Au moment de partir, Gusta ne veut pas savoir qu’elle se sépare à jamais de ses parents bien-aimés. Une fille ne prend pas la route comme cela seule. Non, elle emmène du fil, de quoi repriser les pantalons de ses frères qui travaillent dans la forêt. Leurs pantalons sont en lambeaux. Absence de Malka à ce moment-là. Son père pleure, on a tué des filles ici, et là. Pp. 109-110 Gusta s’arrache, elle fait la route avec un garçon. Impensable liberté qui la conduit, elle ne le sait pas encore, à la vie.  Arrivée dans la ferme des Subotnik, la femme l’aide à se peigner, sa tête est pleine de poux, ses jambes sont gonflées et endolories, p. 114 : elles est rongée par le remord : comment a-t-elle pu partir sans ses parents ? Plus tard, son père envoie chercher sa soeur Yetale, celle qui est protégée par un ange, en attendant c’est encore un autre jeune garçon, chrétien sans aucun doute, qui conduit Yetale hors du camp, dans la forêt. Derrière elle, un camp en flamme, devant elle la vie. Gusta est maintenant accroupie dans les bois, elle est seule, elle entend les tueries qui résonnent des kilomètres à la ronde. À son doigt, une blessure, ZENITCHIKA, un mal blanc peut-être, c’est avec ce doigt enflé qu’elle se bouche les oreilles “et comme ça je n’entends pas toute la souffrance et les plaintes.”  
Le dessin toujours à bas bruit, toujours en deçà de la douleur, presque technique, un dessin d’illustration russe, d’apparence sage, comme dans mes livres d’enfants. Une ligne de contour nette où la douleur se dit par un visage penché, des yeux fermés, une main sur la face, un profil qui fuit, un front tourné. Les mains comme des ailes d’oiseaux abattus, comme Khantse, la fille de sa tante, dans les bras de sa mère.

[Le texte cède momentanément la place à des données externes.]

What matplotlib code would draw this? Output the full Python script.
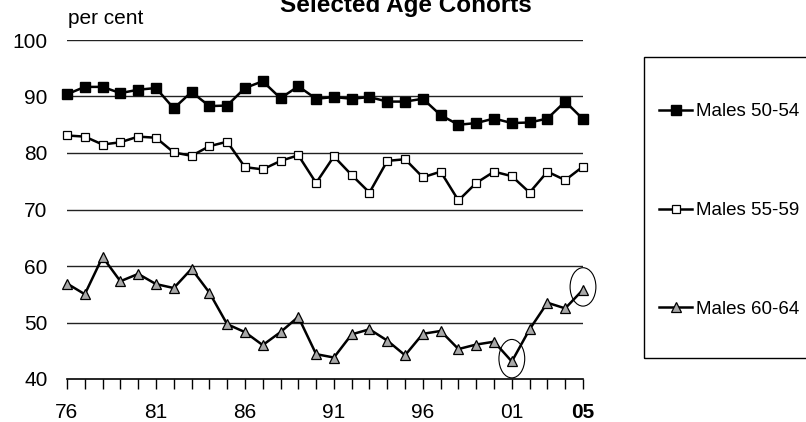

Le dessin est soigné, ombres et entrelacs de branches obscurcissent l’horizon, mais l’image ne se trouble jamais, à peine lorsque Gusta rêve de son père. Martin conserve apparentes les incertitudes du récits, et laisse parler les éléments inexplicables et étranges qui le rendent si singulier. Ce faisant, il s’ouvre à l’énigme de cette personnalité de jeune fille qui doit aller contre le courant de la tradition pour survivre dans les conditions absolument inouïes créées par la première occupation soviétique, puis par le déferlement des nazis et le massacre de sa communauté avec l’appui ardent et impensable des voisins ukrainiens. Sa communauté réduite dans la forêt à sa plus simple expression, deux frères et deux sœurs dénués de tout. Une destruction du monde, la naissance d’un autre monde.

J’aimerais conclure en citant ce qu’écrivait Rachel Ertel, rapprochant la figure du témoin, celle du passeur et celle du poète, dans son livre superbe sur la poésie yiddish de l’anéantissement, Dans la langue de personne :
“Le sentiment d’“irréalité” qui entoure l’anéantissement, même pour les rescapés, l’impossibilité de concevoir rationnellement comment la chose a pu advenir a expulsé la raison de l’histoire. Celle-ci ne peut donc ni concevoir, ni expliquer, ni faire comprendre l’annihilation. Devant la folie de l’histoire, devant l’anéantissement, devant l’opacité de cet événement, la raison se trouve désarmée, impuissante. La poésie devient peut-être l’unique mode sur lequel puisse se dire l’inconnaissable.”
C’est à cette dimension poétique que Martin fait accéder le récit de Gusta, et c’est en lui faisant accéder à une forme poétique qu’il fait accomplir à son récit sa fonction de témoignage, de transmission et de création.